For Arup’s head of smart cities, Volker Busher, the buzzword is “soft” infrastructure - the information and communications technologies (ICT) that help cities stay connected.

Smart and great

It’s technology like super-fast broadband and Wi-Fi connections, smart phones, tablet computers, smart meters and RFID location tags that seem to now have shifted the ideas of what makes a city smart and great.
Busher says providing useful real-time information to people is one of the most important developments cities can make to increase living standards and efficiencies.

“A few years back we looked at the issue of cities and the challenges they face around urbanisation and the challenge of resource consumption and how it will affect future growth,” he says. “We looked at how citizens want to live and started to see technology as a driver of change with regard to the way people work and live in the city.

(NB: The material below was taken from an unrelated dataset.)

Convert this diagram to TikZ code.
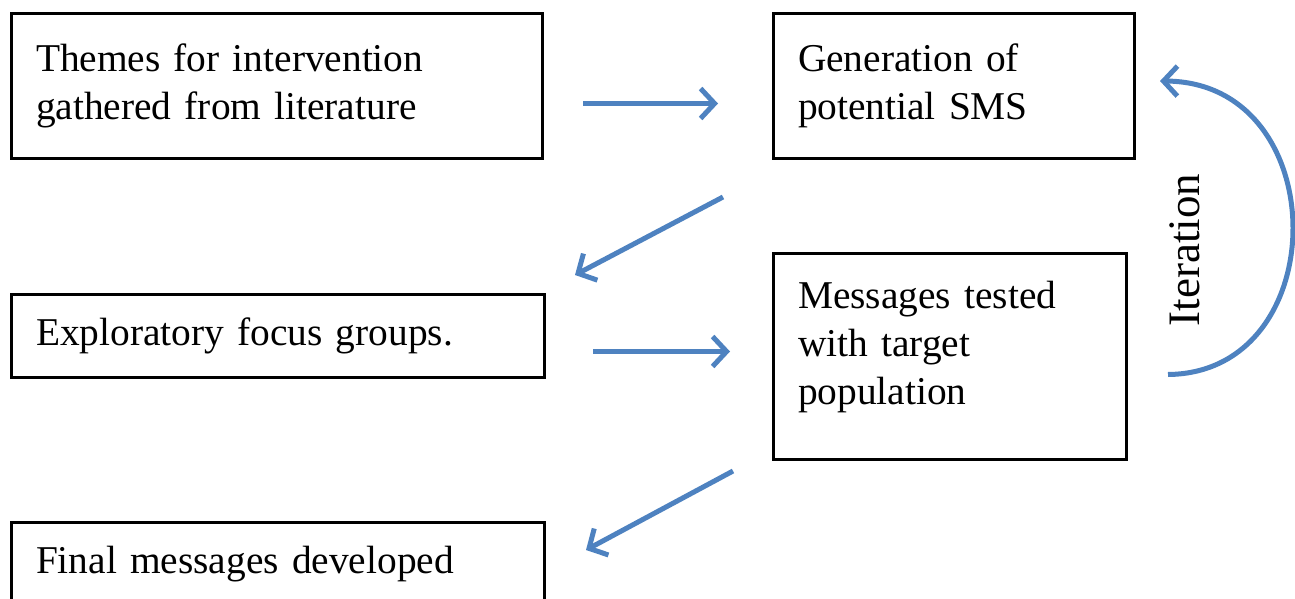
\documentclass[tikz,border=0pt]{standalone}
\usepackage{fontspec}
\setmainfont{Liberation Serif}[WordSpace=0.85]
\usetikzlibrary{arrows.meta,calc}
\definecolor{arrowblue}{RGB}{78,130,192}
\begin{document}
\begin{tikzpicture}[x=0.5pt,y=-0.5pt,
  stepbox/.style={draw=black,line width=1.5pt,rectangle,anchor=north west,
    align=left,inner xsep=12pt,inner ysep=0pt,
    font=\fontsize{19.7pt}{24pt}\selectfont},
  flow/.style={draw=arrowblue,line width=2.5pt,
    -{Straight Barb[length=7pt,width=15pt]}}]
\useasboundingbox (0,0) rectangle (1295,599);
\node[stepbox,minimum width=265.5pt,minimum height=72.5pt,text width=241pt] (b1) at (10,12)
  {Themes for intervention\\gathered from literature};
\node[stepbox,minimum width=180.5pt,minimum height=72.5pt,text width=156pt] (b2) at (772,12)
  {Generation of\\potential SMS};
\node[stepbox,minimum width=266.5pt,minimum height=41.5pt,text width=242pt] (b3) at (10,293)
  {Exploratory focus groups.};
\node[stepbox,minimum width=176.5pt,minimum height=103pt,text width=152pt] (b4) at (772,252)
  {Messages tested\\with target\\population\\[-10pt]\mbox{}};
\node[stepbox,minimum width=266.5pt,minimum height=41.5pt,text width=242pt] (b5) at (10,521)
  {Final messages developed};
\node[rotate=90,font=\fontsize{22.5pt}{24pt}\selectfont,inner sep=0pt] (it) at (1185,250) {Iteration};
\draw[flow] ($(b1.east)+(39,17.5)$) -- ($(b2.west)+(-54,17.5)$);
\draw[flow] ($(b1.south east)+(179,37)$) -- ($(b3.north east)+(29,-18)$);
\draw[flow] ($(b3.east)+(47,15.5)$) -- ($(b4.west)+(-42,-5)$);
\draw[flow] ($(b4.south west)+(-39,10)$) -- ($(b5.north east)+(40,29)$);
\draw[flow] ($(b4.east)+(40,18)$) .. controls (1335,373) and (1335,82) .. ($(b2.east)+(24,-5)$);
\end{tikzpicture}
\end{document}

“We studied trends around cloud computing, and we see now genuine availability of super-fast connectivity using not only smart phones and tablets but also interactive fabrics like bus stops.

“We sat back two years ago and began writing a paper around smart cities. It wasn’t meant to say “this is what you should do” but it was at the beginning of a change process to transform cities, inform leaders and those involved about what they need to do.”

He says a city needs to really be committed to coming into the digital age for plans to become harmonious.

Busher says it starts at the top, with city leadership needing information specialists to run entire departments dedicated to their function, rather than having technology placed in separate departments.

“Our in-house expertise has been honed on projects such as Masdar and Tianjin, where we are looking at cities as living systems”

Eddie Murphy, Mott MacDonald


He believes this can deliver effective communication, vital information and helpful hints for the city population.

“In London, there will be apps that tell you where the door for the exit is when you get off the Tube or tell you exactly when the train is coming,” he says.

“In New York, local crime data is published, which allows people to see whether insurance premiums and housing prices could be affected in their area, and they can even get police to be more active on the ground.”

While people are increasingly bombarded with information that is becoming more difficult to filter, having even moredetails about the smallest things begs the question: is it useful or more of a hindrance?

“The information will play a part on two levels: the executive level with the mayor and head of transport - those types of people who will get more real-time information - with dashboard and performance analysis to manage their systems better,” says Busher.

“This is quite complex and specific to their responsibility. The citizen will receive information in a very different way…the complexity will all be in the background and you will just receive the app and rich information there and then.”

Consultant Mott MacDonald’s strategy for the future city is to create one that is sustainable and self-sufficient. Its head of smart cities, Eddie Murphy, singles out well-known sustainable cities such as Masdar in Abu Dhabi and Tianjin Eco-city in China as some of his firm’s design successes.

Turnkey solution

Murphy says that having a turnkey solution in place is one of the clever concepts the firm has come up with - and globally it is extending the theories to other locations.

“Our in-house expertise has been honed on projects such as Masdar and Tianjin, where we are trying to look at cities as living systems,” he says.

“The cycle is ever-going and we have looked on natural systems as things that should be replicated in cities.”

One city he sees as exemplary for its vision is Sydney, Australia.

“Sydney has a plan for how it wants to develop by 2020 and beyond,” he says. “You’d be hard pushed to find another city coming up with the same sort of brave thinking. It wants to re-establish urban centres and connect them with rapid transport. That in itself is sustainable and makes it easy for people to live, work and shop as locally as possible. It’s going back to some old principles, but at the same time using new technologies to make life a bit easier.”